# Traveling with fursuit/costume pieces?



## Itsuya (Mar 4, 2010)

I'm wondering how you travel with a fursuit or even simpler pieces like paws or hooves. How do YOU travel with them? I like hearing opinions.

Basically I'm flying though and would honestly hate to pay a butt load of money to bring my hooves to a con in FL. Would security stop them? They're just boots with fur and a soft material like latex or something D: And they have a few nails at the bottom to hold the bottom padding to the shoe. And on the flight back I'll have my actual fursuit with me since Im picking it up at the con basically.

So let me know what you all do when you travel!


----------



## Bunzi (Mar 4, 2010)

idk  but i'm going back to the uk soon and was wonderin if i bought a furr suit there how would i get it back to cali?


----------



## Amethyst (Mar 5, 2010)

I heard someone got deported going to london from america. But it was mostly because he didn't have much cash on him ( he was using cards) and had fursuit business cards. They mistook him for an immigrant trying to stay and start a business.  

They did check the suits I think. And the photocopied his conbadges for id. "Yes we interviewed a pink fox and had to deport him!"

Are there anybags that fold up small but are strong enough to carry suiting stuff?

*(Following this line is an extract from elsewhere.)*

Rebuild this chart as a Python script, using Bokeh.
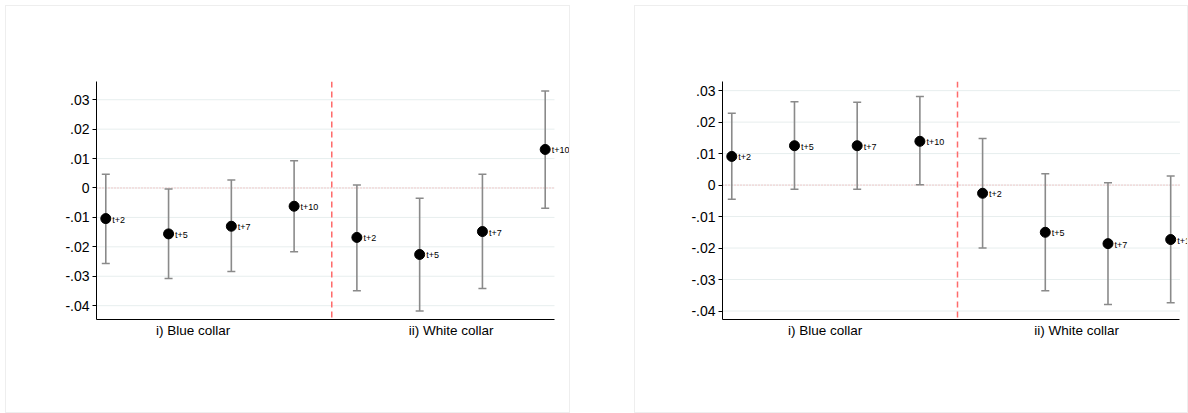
from bokeh.plotting import figure
from bokeh.layouts import row
from bokeh.models import Range1d, FixedTicker, Span, ColumnDataSource, LabelSet
from bokeh.embed import file_html
from bokeh.resources import INLINE
from bokeh.core.properties import value

horizons = ["t+2", "t+5", "t+7", "t+10", "t+2", "t+5", "t+7", "t+10"]
groups = ["i) Blue collar", "ii) White collar"]
xpos = [1, 2, 3, 4, 5, 6, 7, 8]
yticks = [-0.04, -0.03, -0.02, -0.01, 0.0, 0.01, 0.02, 0.03]
ytick_labels = ["-.04", "-.03", "-.02", "-.01", "0", ".01", ".02", ".03"]

# Left panel
left_est = [-0.0104, -0.0156, -0.0130, -0.0062, -0.0168, -0.0226, -0.0148, 0.0131]
left_lo = [-0.0257, -0.0308, -0.0284, -0.0217, -0.0349, -0.0418, -0.0342, -0.0069]
left_hi = [0.0047, -0.0003, 0.0027, 0.0093, 0.0010, -0.0035, 0.0047, 0.0330]

# Right panel
right_est = [0.0091, 0.0125, 0.0125, 0.0139, -0.0026, -0.0150, -0.0186, -0.0173]
right_lo = [-0.0045, -0.0013, -0.0013, 0.0001, -0.0200, -0.0336, -0.0379, -0.0374]
right_hi = [0.0228, 0.0265, 0.0263, 0.0281, 0.0148, 0.0036, 0.0007, 0.0029]

FONT = "Liberation Sans"
X0, X1 = 0.852, 8.148  # plotted region of the x axis


def panel(est, lo, hi, yr, width, margin, borders, group_x, x_end):
    p = figure(width=width, height=408, output_backend="svg", toolbar_location=None,
               x_range=Range1d(X0, x_end), y_range=Range1d(*yr),
               min_border_left=borders[0], min_border_right=borders[1],
               min_border_top=borders[2], min_border_bottom=borders[3],
               margin=margin, styles={"border": "1px solid #eeeeee"})
    p.outline_line_color = None
    p.background_fill_color = "white"
    p.border_fill_color = "white"

    src = ColumnDataSource(dict(x=xpos, est=est, lo=lo, hi=hi, lab=horizons))

    # y axis
    ya = p.yaxis[0]
    ya.ticker = FixedTicker(ticks=yticks)
    ya.major_label_overrides = {t: l for t, l in zip(yticks, ytick_labels)}
    ya.major_tick_out = 4
    ya.major_tick_in = 0
    ya.minor_tick_line_color = None
    ya.axis_line_color = "black"
    ya.major_tick_line_color = "black"
    ya.major_label_text_font = FONT
    ya.major_label_text_font_size = "14px"
    ya.major_label_text_color = "black"
    ya.major_label_standoff = 3

    # x axis (group labels)
    xa = p.xaxis[0]
    xa.bounds = (X0, X1)
    xa.ticker = FixedTicker(ticks=[group_x, 6.5])
    xa.major_label_overrides = {group_x: groups[0], 6.5: groups[1]}
    xa.major_tick_out = 0
    xa.major_tick_in = 0
    xa.minor_tick_line_color = None
    xa.axis_line_color = "black"
    xa.major_label_text_font = FONT
    xa.major_label_text_font_size = "13.5px"
    xa.major_label_text_color = "black"
    xa.major_label_standoff = 3

    p.xgrid.visible = False
    p.ygrid.visible = False
    gx0 = [X0] * len(yticks)
    gx1 = [X1] * len(yticks)
    p.segment(x0=gx0, y0=yticks, x1=gx1, y1=yticks, line_color="#e7eeee",
              line_width=1)
    p.segment(x0=[X0], y0=[0], x1=[X1], y1=[0], line_color="#f08a8a",
              line_width=0.8, line_dash="1 2")
    p.add_layout(Span(location=4.6, dimension="height", line_color="#ff6b6b",
                      line_width=1.5, line_dash="6 4"))

    p.segment(x0="x", y0="lo", x1="x", y1="hi", source=src,
              line_color="#8a8a8a", line_width=1.6)
    p.scatter(x="x", y="lo", source=src, marker="dash", size=8,
              line_color="#8a8a8a", line_width=1.5)
    p.scatter(x="x", y="hi", source=src, marker="dash", size=8,
              line_color="#8a8a8a", line_width=1.5)
    p.scatter(x="x", y="est", source=src, size=10, fill_color="black",
              line_color="black")
    p.add_layout(LabelSet(x="x", y="est", text="lab", source=src,
                          x_offset=6.5, y_offset=-1,
                          text_font=value(FONT), text_font_size=value("9px"),
                          text_baseline="middle", text_align="left",
                          text_color="black"))
    return p


p1 = panel(left_est, left_lo, left_hi, (-0.0447, 0.0362), 565, (5, 0, 0, 5),
           (90, 1, 75, 95), 2.39, 8.403)
p2 = panel(right_est, right_lo, right_hi, (-0.0427, 0.0329), 554, (5, 0, 0, 64),
           (87, 0, 75, 95), 2.49, 8.30)

layout = row(p1, p2)
open("out.html", "w").write(file_html(layout, INLINE))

I've seen "shopping balls" in the pound shop but they look flimsy. They're basically little balls that have fold out bags with them.
I'm usuing public transport to get to a con and I need a bag to put stuff in, as the suit is quite bulky and I might get some odd looks lol.


----------



## Keryu (Mar 5, 2010)

The best way to travel with your suit and any pieces is to check them in and not have it as carry on. http://www.amazon.com/HPRC-2800W-Wheeled-Cubed-Black/dp/B000RQDZRMSomething like that is PERFECT but it's very expensive (though you could just get a large tub from walmart with a lockable lid)But this is the one I have and it works perfect for me


----------



## Keryu (Mar 5, 2010)

http://business-and-office-products...e-box-24-gallons--compare-prices--sc742182576 (sorry, I meant to post this as the one I have)


----------